As I have noted above there is a data type signedness difference between
`mcr_mask' and UART_MCR_CLKSEL. So we have the value of 0x80 (128).
Once bitwise-complemented it becomes 0xffffff7f (-129). Once assigned to
`mcr_mask' however it becomes 0x7f (127), which is considered an unsafe
conversion between signed and unsigned integers by GCC, which is why the
compiler complains about it.
The same difference exists with say UART_MCR_OUT2 used in a similar
manner for ALPHA_KLUDGE_MCR, but GCC does not get noisy about it because
the constant UART_MCR_OUT2 expands to is 0x08 and therefore the position
of the bit set there does not coincide with the sign bit once truncated to
8 bits, so the truncation does not cause a sign change. The same warning
would trigger however if the constant were left-shifted by 4 before the
bitwise complement operation, so all these constants should be unsigned.
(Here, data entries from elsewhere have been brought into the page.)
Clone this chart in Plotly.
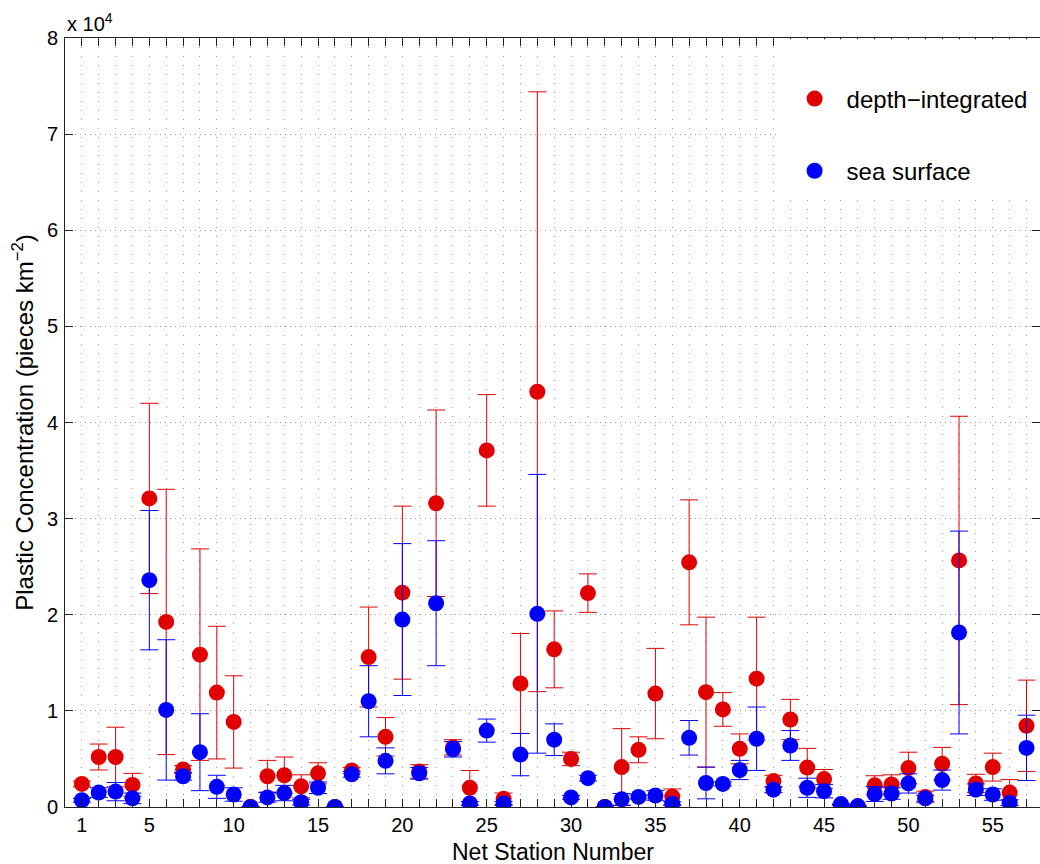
import plotly.graph_objects as go

stations = list(range(1, 58))

depth_integrated = [2400, 5200, 5200, 2300, 32100, 19250, 3900, 15850, 11900, 8850,
                    0, 3200, 3300, 2150, 3500, 0, 3800, 15600, 7300, 22300,
                    3700, 31600, 6200, 2000, 37100, 850, 12850, 43200, 16400, 5000,
                    22250, 0, 4150, 5950, 11800, 1080, 25450, 11950, 10150, 6050,
                    13350, 2700, 9100, 4100, 2900, 200, 0, 2250, 2350, 4050,
                    1050, 4500, 25650, 2450, 4150, 1500, 8450]
depth_err = [300, 1350, 3100, 1200, 9900, 13800, 400, 11000, 6900, 4800,
             0, 1650, 1900, 1200, 1100, 0, 300, 5200, 2000, 9000,
             700, 9700, 800, 1800, 5800, 600, 5200, 31200, 4000, 700,
             2000, 0, 4000, 1350, 4700, 800, 6500, 7800, 1750, 1550,
             6400, 600, 2100, 2000, 1000, 0, 0, 1000, 1000, 1650,
             600, 1700, 15000, 950, 1450, 1350, 4750]

sea_surface = [700, 1500, 1600, 900, 23600, 10100, 3200, 5700, 2100, 1300,
               0, 1000, 1450, 500, 2000, 0, 3400, 11000, 4800, 19500,
               3500, 21200, 6000, 370, 7950, 370, 5450, 20100, 7000, 1000,
               3000, 0, 800, 1050, 1200, 350, 7200, 2500, 2400, 3850,
               7100, 1800, 6400, 2000, 1650, 300, 100, 1350, 1400, 2450,
               900, 2800, 18150, 1800, 1300, 450, 6150]
surface_err = [200, 500, 950, 550, 7250, 7300, 400, 4000, 1200, 700,
               0, 500, 800, 300, 600, 0, 300, 3700, 1350, 7900,
               600, 6500, 800, 200, 1200, 200, 2200, 14500, 1650, 200,
               300, 0, 600, 200, 500, 200, 1800, 1650, 200, 1000,
               3300, 300, 1550, 1000, 700, 0, 0, 770, 600, 1000,
               300, 1040, 10550, 600, 600, 300, 3400]

x_labels = {1: "1", 5: "5", 10: "10", 15: "15", 20: "20", 25: "25",
            30: "30", 35: "35", 40: "40", 45: "45", 50: "50", 55: "55"}
y_tickvals = [0, 10000, 20000, 30000, 40000, 50000, 60000, 70000, 80000]
y_ticktext = ["0", "1", "2", "3", "4", "5", "6", "7", "8"]

RED = "#e00000"
BLUE = "#0000ff"
FONT = "Liberation Sans, Arial, Helvetica, sans-serif"

fig = go.Figure()
fig.add_trace(go.Scatter(
    x=stations, y=depth_integrated, mode="markers", name="depth\u2212integrated",
    legendgroup="a",
    marker=dict(color=RED, size=16, line=dict(width=0)),
    error_y=dict(type="data", array=depth_err, symmetric=True, color=RED,
                 thickness=1, width=9),
))
fig.add_trace(go.Scatter(
    x=stations, y=sea_surface, mode="markers", name="sea surface",
    legendgroup="b",
    marker=dict(color=BLUE, size=16, line=dict(width=0)),
    error_y=dict(type="data", array=surface_err, symmetric=True, color=BLUE,
                 thickness=1, width=9),
))

xt = list(range(1, 58))
fig.update_xaxes(
    range=[0, 57.8], tickmode="array", tickvals=xt,
    ticktext=[x_labels.get(v, "") for v in xt],
    ticks="inside", ticklen=8, tickcolor="#222", tickwidth=1,
    showline=True, linecolor="#222", linewidth=1, mirror="ticks",
    showgrid=True, gridcolor="#9a9a9a", griddash="1px,8px", gridwidth=1,
    zeroline=False, tickfont=dict(size=20, color="black", family=FONT),
    ticklabelstandoff=0,
)
fig.update_yaxes(
    range=[0, 80000], tickmode="array", tickvals=y_tickvals, ticktext=y_ticktext,
    ticks="inside", ticklen=8, tickcolor="#222", tickwidth=1,
    showline=True, linecolor="#222", linewidth=1, mirror="ticks",
    showgrid=True, gridcolor="#9a9a9a", griddash="1px,4px", gridwidth=1,
    zeroline=False, tickfont=dict(size=20, color="black", family=FONT),
    ticklabelstandoff=2,
    title=dict(text="Plastic Concentration (pieces km<sup>\u22122</sup>)",
               font=dict(size=24, color="black", family=FONT), standoff=6),
)

# white legend area covering the grid
fig.add_shape(type="rect", xref="x", yref="y", x0=42.2, x1=57.8, y0=63900, y1=79870,
              fillcolor="white", line=dict(width=0), layer="above")

fig.add_annotation(text="x 10<sup>4</sup>", xref="paper", yref="paper", x=0, y=1,
                   xanchor="left", yanchor="bottom", showarrow=False, yshift=1,
                   font=dict(size=20, color="black", family=FONT))

fig.add_annotation(text="Net Station Number", xref="paper", yref="paper",
                   x=0.5, y=-0.0585, xanchor="center", yanchor="middle",
                   showarrow=False, font=dict(size=23, color="black", family=FONT))

fig.update_layout(
    width=1040, height=864,
    margin=dict(l=65, r=0, t=38, b=57),
    plot_bgcolor="white", paper_bgcolor="white",
    font=dict(family=FONT, color="black"),
    showlegend=True,
    legend=dict(x=0.736, y=0.95, xanchor="left", yanchor="top",
                bgcolor="rgba(0,0,0,0)", borderwidth=0,
                font=dict(size=24, color="black", family=FONT),
                itemwidth=54, tracegroupgap=38, traceorder="grouped"),
)

fig.write_html("out.html")
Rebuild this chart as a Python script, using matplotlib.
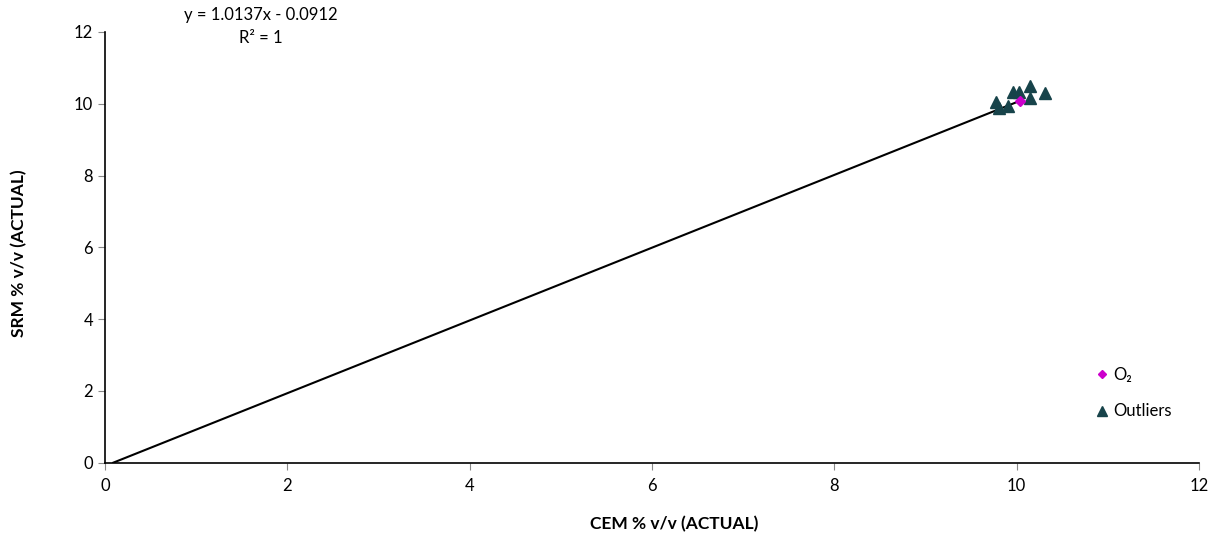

It does not make sense IMO to operate on signed values in the context of
bit patterns for peripheral hardware registers.
I'll find a way to paper it over if this is what is desired here, e.g. I
guess this piece:
up->mcr_mask = ~0;
up->mcr_mask ^= UART_MCR_CLKSEL;
will do, although I find it obscurer than my original proposal, and surely
asking for a comment (which I think is a sign of a problem).